> **Aim**
Leave out the pictures and repeat the rest of the material exactly.

^^^^^^^^

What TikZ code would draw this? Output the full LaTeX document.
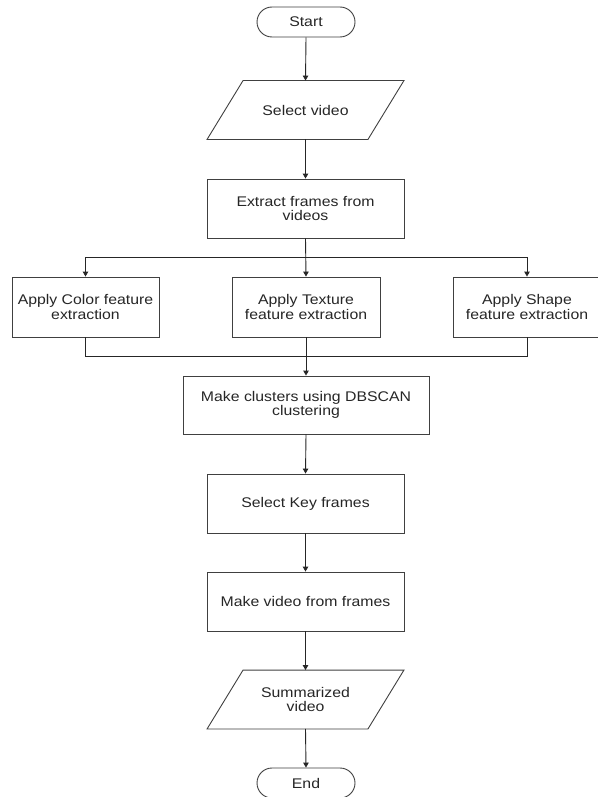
\documentclass[tikz,border=0pt]{standalone}
\usepackage{fontspec}
\setmainfont{Liberation Sans}[FakeStretch=1.13]
\usetikzlibrary{arrows.meta,calc}
\begin{document}
\begin{tikzpicture}[x=1pt,y=-1pt,
  line width=0.9pt,
  every node/.style={font=\fontsize{14}{14.5}\selectfont, text=black!85, align=center, inner sep=0pt},
  procbox/.style={draw=black!75, rectangle, minimum width=197, minimum height=59},
  termbox/.style={draw=black!75, rectangle, rounded corners=15, minimum width=98, minimum height=30},
  iobox/.style={rectangle, minimum width=124, minimum height=58},
  iodraw/.style={draw=black!75},
  conn/.style={draw=black!85, -{Triangle[width=5.5pt,length=5pt]}},
  plain/.style={draw=black!85}]
\useasboundingbox (0,0) rectangle (597,797);
\fill[white] (0,0) rectangle (597,797);

\node[termbox] (start) at (306,22) {Start};
\node[iobox] (sel) at (305.5,110) {Select video};
\node[procbox] (ext) at (305.5,208.5) {Extract frames from\\videos};
\node[procbox, minimum width=147, minimum height=60] (col) at (85.5,307) {Apply Color feature\\extraction};
\node[procbox, minimum width=148, minimum height=60] (tex) at (306,307) {Apply Texture\\feature extraction};
\node[procbox, minimum width=148, minimum height=60] (shp) at (527,307) {Apply Shape\\feature extraction};
\node[procbox, minimum width=246, minimum height=58] (clu) at (306,405) {Make clusters using DBSCAN\\clustering};
\node[procbox] (key) at (305.5,503.5) {Select Key frames};
\node[procbox] (mv) at (305.5,601.5) {Make video from frames};
\node[iobox] (sum) at (305.5,699.5) {Summarized\\video};
\node[termbox] (end) at (306,783) {End};

% parallelograms
\draw[iodraw] (sel.north west) -- ([xshift=36]sel.north east) -- (sel.south east) -- ([xshift=-36]sel.south west) -- cycle;
\draw[iodraw] (sum.north west) -- ([xshift=36]sum.north east) -- (sum.south east) -- ([xshift=-36]sum.south west) -- cycle;

% connectors
\draw[conn] (start.south) -- (sel.north);
\draw[conn] (sel.south) -- (ext.north);
\coordinate (split) at ($(ext.south)!0.5!(tex.north)$);
\draw[conn] (ext.south) -- (tex.north);
\draw[conn] (split) -| (col.north);
\draw[conn] (split) -| (shp.north);
\coordinate (merge) at ($(tex.south)!0.5!(clu.north)$);
\draw[plain] (col.south) |- (merge) -| (shp.south);
\draw[conn] (tex.south) -- (clu.north);
\draw[conn] (clu.south) -- (key.north);
\draw[conn] (key.south) -- (mv.north);
\draw[conn] (mv.south) -- (sum.north);
\draw[conn] (sum.south) -- (end.north);
\end{tikzpicture}
\end{document}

^^^^^^^^

> **Exercise answer**
What TikZ code would draw this? Output the full LaTeX document.
\documentclass[tikz,border=0pt]{standalone}
\usepackage{fontspec}
\setmainfont{Liberation Sans}[FakeStretch=1.13]
\usetikzlibrary{arrows.meta,calc}
\begin{document}
\begin{tikzpicture}[x=1pt,y=-1pt,
  line width=0.9pt,
  every node/.style={font=\fontsize{14}{14.5}\selectfont, text=black!85, align=center, inner sep=0pt},
  procbox/.style={draw=black!75, rectangle, minimum width=197, minimum height=59},
  termbox/.style={draw=black!75, rectangle, rounded corners=15, minimum width=98, minimum height=30},
  iobox/.style={rectangle, minimum width=124, minimum height=58},
  iodraw/.style={draw=black!75},
  conn/.style={draw=black!85, -{Triangle[width=5.5pt,length=5pt]}},
  plain/.style={draw=black!85}]
\useasboundingbox (0,0) rectangle (597,797);
\fill[white] (0,0) rectangle (597,797);

\node[termbox] (start) at (306,22) {Start};
\node[iobox] (sel) at (305.5,110) {Select video};
\node[procbox] (ext) at (305.5,208.5) {Extract frames from\\videos};
\node[procbox, minimum width=147, minimum height=60] (col) at (85.5,307) {Apply Color feature\\extraction};
\node[procbox, minimum width=148, minimum height=60] (tex) at (306,307) {Apply Texture\\feature extraction};
\node[procbox, minimum width=148, minimum height=60] (shp) at (527,307) {Apply Shape\\feature extraction};
\node[procbox, minimum width=246, minimum height=58] (clu) at (306,405) {Make clusters using DBSCAN\\clustering};
\node[procbox] (key) at (305.5,503.5) {Select Key frames};
\node[procbox] (mv) at (305.5,601.5) {Make video from frames};
\node[iobox] (sum) at (305.5,699.5) {Summarized\\video};
\node[termbox] (end) at (306,783) {End};

% parallelograms
\draw[iodraw] (sel.north west) -- ([xshift=36]sel.north east) -- (sel.south east) -- ([xshift=-36]sel.south west) -- cycle;
\draw[iodraw] (sum.north west) -- ([xshift=36]sum.north east) -- (sum.south east) -- ([xshift=-36]sum.south west) -- cycle;

% connectors
\draw[conn] (start.south) -- (sel.north);
\draw[conn] (sel.south) -- (ext.north);
\coordinate (split) at ($(ext.south)!0.5!(tex.north)$);
\draw[conn] (ext.south) -- (tex.north);
\draw[conn] (split) -| (col.north);
\draw[conn] (split) -| (shp.north);
\coordinate (merge) at ($(tex.south)!0.5!(clu.north)$);
\draw[plain] (col.south) |- (merge) -| (shp.south);
\draw[conn] (tex.south) -- (clu.north);
\draw[conn] (clu.south) -- (key.north);
\draw[conn] (key.south) -- (mv.north);
\draw[conn] (mv.south) -- (sum.north);
\draw[conn] (sum.south) -- (end.north);
\end{tikzpicture}
\end{document}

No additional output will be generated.